The ultimate cliche of a romance is that the hero gets the girl (or that the girl gets the guy) because real life doesn't work like that. Some examples are that a guy and girl are attracted to each other but can't explore the relationship because one of them is currently dating someone else. When the person finally leaves the relationship and attempts to strike one up with the other... they learn that that person has moved on and is dating someone else. And the back and forth continues. Eventually, the meet later in life and both acknowledge their feelings for the other... but ultimately they decide that those feelings are strong enough that they would never ask them to become the kind of people to leave a relationship they developed on a whim and that the question "Were we meant to be" is to be left at the resolve.
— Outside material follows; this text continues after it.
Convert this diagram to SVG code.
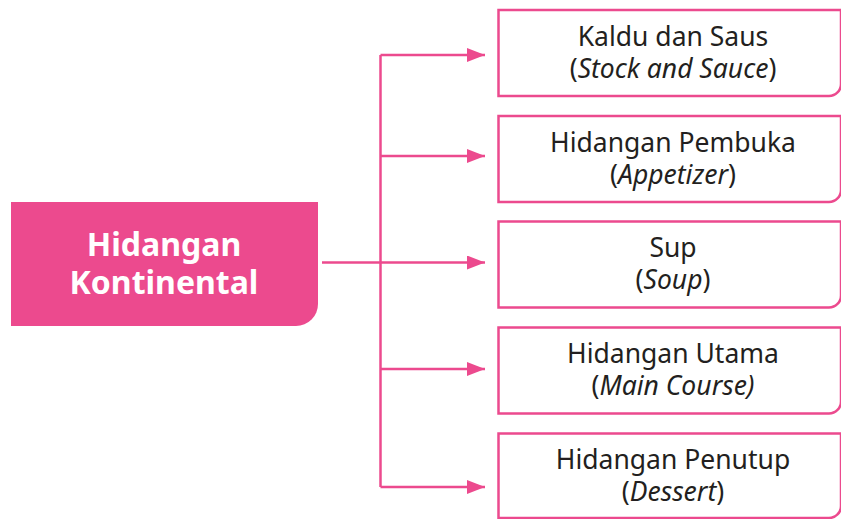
<svg xmlns="http://www.w3.org/2000/svg" width="841" height="519" viewBox="0 0 841 519">
<defs>
<style>
.c{stroke:#EC4A8E;stroke-width:2.5;fill:none}
.box{stroke:#EC4A8E;stroke-width:2.5;fill:#ffffff}
.t{font-family:"Noto Sans","Open Sans","Liberation Sans",sans-serif;font-size:26.5px;fill:#231F20;text-anchor:middle}
.i{font-style:italic}
.m{font-family:"Noto Sans","Open Sans","Liberation Sans",sans-serif;font-size:32px;font-weight:bold;fill:#ffffff;text-anchor:middle}
</style>
<marker id="ah" viewBox="0 0 18 14" refX="18" refY="7" markerWidth="18" markerHeight="14" markerUnits="userSpaceOnUse" orient="auto">
<path d="M0,0 L18,7 L0,14 Z" fill="#EC4A8E"/>
</marker>
</defs>
<g id="connectors">
<path class="c" d="M380.5,55 V487"/>
<path class="c" d="M322,262.5 H485" marker-end="url(#ah)"/>
<path class="c" d="M380.5,55 H485" marker-end="url(#ah)"/>
<path class="c" d="M380.5,156 H485" marker-end="url(#ah)"/>
<path class="c" d="M380.5,369 H485" marker-end="url(#ah)"/>
<path class="c" d="M380.5,487 H485" marker-end="url(#ah)"/>
</g>
<g id="main">
<path d="M11,202 H318 V304 A22,22 0 0 1 296,326 H11 Z" fill="#EC4A8E"/>
<text class="m"><tspan x="164" y="256">Hidangan</tspan><tspan x="164" y="294">Kontinental</tspan></text>
</g>
<g id="n1">
<path class="box" d="M498.5,10 H841 V84 A12,12 0 0 1 829,96 H498.5 Z"/>
<text class="t"><tspan x="673" y="45.5">Kaldu dan Saus</tspan><tspan x="673" y="77.5">(<tspan class="i">Stock and Sauce</tspan>)</tspan></text>
</g>
<g id="n2">
<path class="box" d="M498.5,116 H841 V190 A12,12 0 0 1 829,202 H498.5 Z"/>
<text class="t"><tspan x="673" y="151.5">Hidangan Pembuka</tspan><tspan x="673" y="183.5">(<tspan class="i">Appetizer</tspan>)</tspan></text>
</g>
<g id="n3">
<path class="box" d="M498.5,221.5 H841 V295.5 A12,12 0 0 1 829,307.5 H498.5 Z"/>
<text class="t"><tspan x="673" y="257">Sup</tspan><tspan x="673" y="289">(<tspan class="i">Soup</tspan>)</tspan></text>
</g>
<g id="n4">
<path class="box" d="M498.5,327.5 H841 V401.5 A12,12 0 0 1 829,413.5 H498.5 Z"/>
<text class="t"><tspan x="673" y="363">Hidangan Utama</tspan><tspan x="673" y="395">(<tspan class="i">Main Course)</tspan></tspan></text>
</g>
<g id="n5">
<path class="box" d="M498.5,433.5 H841 V506 A12,12 0 0 1 829,518 H498.5 Z"/>
<text class="t"><tspan x="673" y="469">Hidangan Penutup</tspan><tspan x="673" y="501">(<tspan class="i">Dessert</tspan>)</tspan></text>
</g>
</svg>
Another popular story is that of the "The Lady or the Tiger". The story is of a man who falls in love with a princess who returns his love. However, he is not of noble blood and her father, the king, finds out. For his crime, the king sentences the man to die by being mauled in an area by the Tiger. The night before the execution the princess pleads with her father for hours to let the man live and tells the king of her love for the man. The next morning, the man is walked to area and told to go through the door when the trumpet sounds. He waits alone as the din of the crowd grows and the cheering as a speech is made bellows. Finally the trumpet sounds. The story always ends at this moment, with the narrator asking the audience which of the titular duo did the man meet when he opened the door.

Here the twist is that the conclusion of the story is that the conclusion is based wholly on the nature of the reader. That the crux of the story hinges on the fact that the build up is more important than the outcome... the answer will change the story and the emotional weight, but is never given and left to the reader to surmise the true meaning of the story and ascribe that meaning they choose to assign. Is it a happy story? Or is it a sad one? It says more about you than it does about the storyteller.
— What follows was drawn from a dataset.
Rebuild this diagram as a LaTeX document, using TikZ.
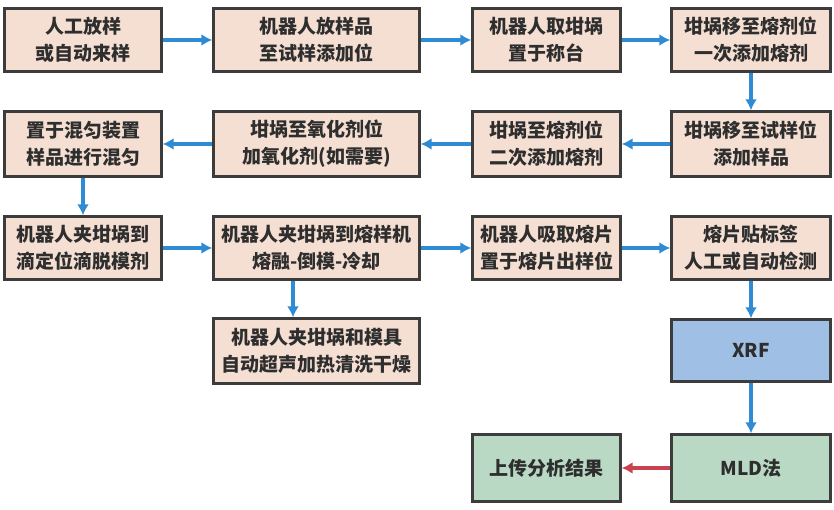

My suggestion would be, write the romance first, pick out as many phrases from it as you can, and search them up. If you receive many results, especially from excerpts or in a list of clichés, then it probably is a cliché.
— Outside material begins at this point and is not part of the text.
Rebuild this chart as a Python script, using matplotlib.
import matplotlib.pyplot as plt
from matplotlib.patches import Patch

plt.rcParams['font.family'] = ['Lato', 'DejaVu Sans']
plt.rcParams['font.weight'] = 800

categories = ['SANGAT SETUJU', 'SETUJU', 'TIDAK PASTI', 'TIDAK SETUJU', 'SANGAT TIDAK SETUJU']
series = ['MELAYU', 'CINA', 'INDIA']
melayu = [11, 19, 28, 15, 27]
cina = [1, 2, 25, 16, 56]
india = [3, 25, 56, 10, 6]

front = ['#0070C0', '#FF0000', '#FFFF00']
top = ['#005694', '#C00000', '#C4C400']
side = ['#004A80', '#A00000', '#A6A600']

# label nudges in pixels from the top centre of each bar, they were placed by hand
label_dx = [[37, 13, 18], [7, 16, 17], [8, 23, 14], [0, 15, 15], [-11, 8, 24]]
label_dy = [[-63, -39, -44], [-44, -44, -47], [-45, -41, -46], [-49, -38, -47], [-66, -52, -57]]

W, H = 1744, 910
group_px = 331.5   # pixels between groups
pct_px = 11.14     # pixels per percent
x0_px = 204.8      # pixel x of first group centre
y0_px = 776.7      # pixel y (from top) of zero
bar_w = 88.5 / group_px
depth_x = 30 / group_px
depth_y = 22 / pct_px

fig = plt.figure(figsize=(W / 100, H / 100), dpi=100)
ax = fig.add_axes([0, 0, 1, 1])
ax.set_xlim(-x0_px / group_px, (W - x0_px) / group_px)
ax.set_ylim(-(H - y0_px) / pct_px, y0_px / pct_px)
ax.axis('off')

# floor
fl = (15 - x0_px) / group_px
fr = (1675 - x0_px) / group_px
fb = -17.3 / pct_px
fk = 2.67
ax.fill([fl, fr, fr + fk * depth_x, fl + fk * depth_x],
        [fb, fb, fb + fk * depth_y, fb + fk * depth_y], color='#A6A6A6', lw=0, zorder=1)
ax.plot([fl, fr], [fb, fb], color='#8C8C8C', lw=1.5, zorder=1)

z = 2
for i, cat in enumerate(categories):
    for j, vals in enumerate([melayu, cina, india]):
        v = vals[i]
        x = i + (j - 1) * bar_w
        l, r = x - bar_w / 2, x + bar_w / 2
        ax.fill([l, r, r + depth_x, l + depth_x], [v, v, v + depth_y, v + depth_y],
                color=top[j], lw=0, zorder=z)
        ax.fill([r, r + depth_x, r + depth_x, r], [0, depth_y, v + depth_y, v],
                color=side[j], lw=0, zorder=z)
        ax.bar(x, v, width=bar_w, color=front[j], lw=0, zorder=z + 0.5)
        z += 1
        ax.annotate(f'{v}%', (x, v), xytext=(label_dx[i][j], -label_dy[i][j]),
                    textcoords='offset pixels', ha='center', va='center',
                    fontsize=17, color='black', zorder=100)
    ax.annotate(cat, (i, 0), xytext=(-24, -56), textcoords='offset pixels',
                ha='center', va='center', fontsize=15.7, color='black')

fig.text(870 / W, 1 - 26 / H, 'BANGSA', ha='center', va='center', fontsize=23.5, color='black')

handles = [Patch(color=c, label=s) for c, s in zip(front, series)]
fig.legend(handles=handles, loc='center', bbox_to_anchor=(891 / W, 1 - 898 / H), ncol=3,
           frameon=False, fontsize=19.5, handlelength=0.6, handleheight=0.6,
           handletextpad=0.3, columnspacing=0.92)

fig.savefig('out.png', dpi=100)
The definition of cliché can be loose. One person may think it a cliché, while another doesn't. Most metaphors and similes are considered clichés, so you may want to avoid them, unless you came up with them yourself and cannot find a search result for them.

A plot form can also be a cliché. If you can't find an original plot idea, you are perfectly allowed to take a clichéd one, then twist it. Reinventing can be just as fun as inventing.